▶ [Required work] Please copy all the lines that follow, word for word.

[Raw records]

______

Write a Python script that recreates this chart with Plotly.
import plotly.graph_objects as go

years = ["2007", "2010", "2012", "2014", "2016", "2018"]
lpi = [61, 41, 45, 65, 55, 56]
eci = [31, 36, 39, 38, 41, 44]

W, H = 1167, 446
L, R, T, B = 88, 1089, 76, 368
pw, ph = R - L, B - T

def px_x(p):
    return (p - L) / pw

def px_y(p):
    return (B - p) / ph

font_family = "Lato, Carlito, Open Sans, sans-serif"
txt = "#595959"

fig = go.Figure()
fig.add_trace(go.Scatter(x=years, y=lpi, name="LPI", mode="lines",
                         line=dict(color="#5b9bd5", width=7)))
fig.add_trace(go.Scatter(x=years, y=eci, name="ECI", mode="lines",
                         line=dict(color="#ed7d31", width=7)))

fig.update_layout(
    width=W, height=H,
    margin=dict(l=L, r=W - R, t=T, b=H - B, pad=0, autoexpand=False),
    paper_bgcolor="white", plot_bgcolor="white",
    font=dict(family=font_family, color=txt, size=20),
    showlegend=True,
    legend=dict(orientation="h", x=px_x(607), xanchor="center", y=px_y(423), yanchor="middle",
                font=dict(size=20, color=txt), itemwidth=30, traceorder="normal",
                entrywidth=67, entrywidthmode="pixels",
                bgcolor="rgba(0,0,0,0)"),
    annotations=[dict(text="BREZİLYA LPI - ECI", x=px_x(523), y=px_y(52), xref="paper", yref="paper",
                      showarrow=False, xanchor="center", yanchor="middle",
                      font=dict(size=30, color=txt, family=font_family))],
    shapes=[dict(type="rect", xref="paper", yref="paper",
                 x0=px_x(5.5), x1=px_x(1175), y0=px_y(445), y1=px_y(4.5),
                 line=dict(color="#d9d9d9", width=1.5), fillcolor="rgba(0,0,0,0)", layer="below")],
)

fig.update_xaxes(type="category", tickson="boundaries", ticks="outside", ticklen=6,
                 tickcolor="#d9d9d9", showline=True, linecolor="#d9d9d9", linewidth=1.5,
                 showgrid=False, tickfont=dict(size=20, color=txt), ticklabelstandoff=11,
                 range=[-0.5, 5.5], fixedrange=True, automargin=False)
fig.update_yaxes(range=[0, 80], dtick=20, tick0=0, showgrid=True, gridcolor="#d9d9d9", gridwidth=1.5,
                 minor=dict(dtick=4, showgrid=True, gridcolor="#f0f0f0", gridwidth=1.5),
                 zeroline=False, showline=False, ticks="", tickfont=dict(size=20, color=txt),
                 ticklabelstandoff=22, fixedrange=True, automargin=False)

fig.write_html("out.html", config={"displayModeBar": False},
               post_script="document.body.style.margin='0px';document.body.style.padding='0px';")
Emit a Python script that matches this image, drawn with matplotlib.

______

▶ [Output for this exercise]
Write a Python script that recreates this chart with Plotly.
import plotly.graph_objects as go

years = ["2007", "2010", "2012", "2014", "2016", "2018"]
lpi = [61, 41, 45, 65, 55, 56]
eci = [31, 36, 39, 38, 41, 44]

W, H = 1167, 446
L, R, T, B = 88, 1089, 76, 368
pw, ph = R - L, B - T

def px_x(p):
    return (p - L) / pw

def px_y(p):
    return (B - p) / ph

font_family = "Lato, Carlito, Open Sans, sans-serif"
txt = "#595959"

fig = go.Figure()
fig.add_trace(go.Scatter(x=years, y=lpi, name="LPI", mode="lines",
                         line=dict(color="#5b9bd5", width=7)))
fig.add_trace(go.Scatter(x=years, y=eci, name="ECI", mode="lines",
                         line=dict(color="#ed7d31", width=7)))

fig.update_layout(
    width=W, height=H,
    margin=dict(l=L, r=W - R, t=T, b=H - B, pad=0, autoexpand=False),
    paper_bgcolor="white", plot_bgcolor="white",
    font=dict(family=font_family, color=txt, size=20),
    showlegend=True,
    legend=dict(orientation="h", x=px_x(607), xanchor="center", y=px_y(423), yanchor="middle",
                font=dict(size=20, color=txt), itemwidth=30, traceorder="normal",
                entrywidth=67, entrywidthmode="pixels",
                bgcolor="rgba(0,0,0,0)"),
    annotations=[dict(text="BREZİLYA LPI - ECI", x=px_x(523), y=px_y(52), xref="paper", yref="paper",
                      showarrow=False, xanchor="center", yanchor="middle",
                      font=dict(size=30, color=txt, family=font_family))],
    shapes=[dict(type="rect", xref="paper", yref="paper",
                 x0=px_x(5.5), x1=px_x(1175), y0=px_y(445), y1=px_y(4.5),
                 line=dict(color="#d9d9d9", width=1.5), fillcolor="rgba(0,0,0,0)", layer="below")],
)

fig.update_xaxes(type="category", tickson="boundaries", ticks="outside", ticklen=6,
                 tickcolor="#d9d9d9", showline=True, linecolor="#d9d9d9", linewidth=1.5,
                 showgrid=False, tickfont=dict(size=20, color=txt), ticklabelstandoff=11,
                 range=[-0.5, 5.5], fixedrange=True, automargin=False)
fig.update_yaxes(range=[0, 80], dtick=20, tick0=0, showgrid=True, gridcolor="#d9d9d9", gridwidth=1.5,
                 minor=dict(dtick=4, showgrid=True, gridcolor="#f0f0f0", gridwidth=1.5),
                 zeroline=False, showline=False, ticks="", tickfont=dict(size=20, color=txt),
                 ticklabelstandoff=22, fixedrange=True, automargin=False)

fig.write_html("out.html", config={"displayModeBar": False},
               post_script="document.body.style.margin='0px';document.body.style.padding='0px';")
Emit a Python script that matches this image, drawn with matplotlib.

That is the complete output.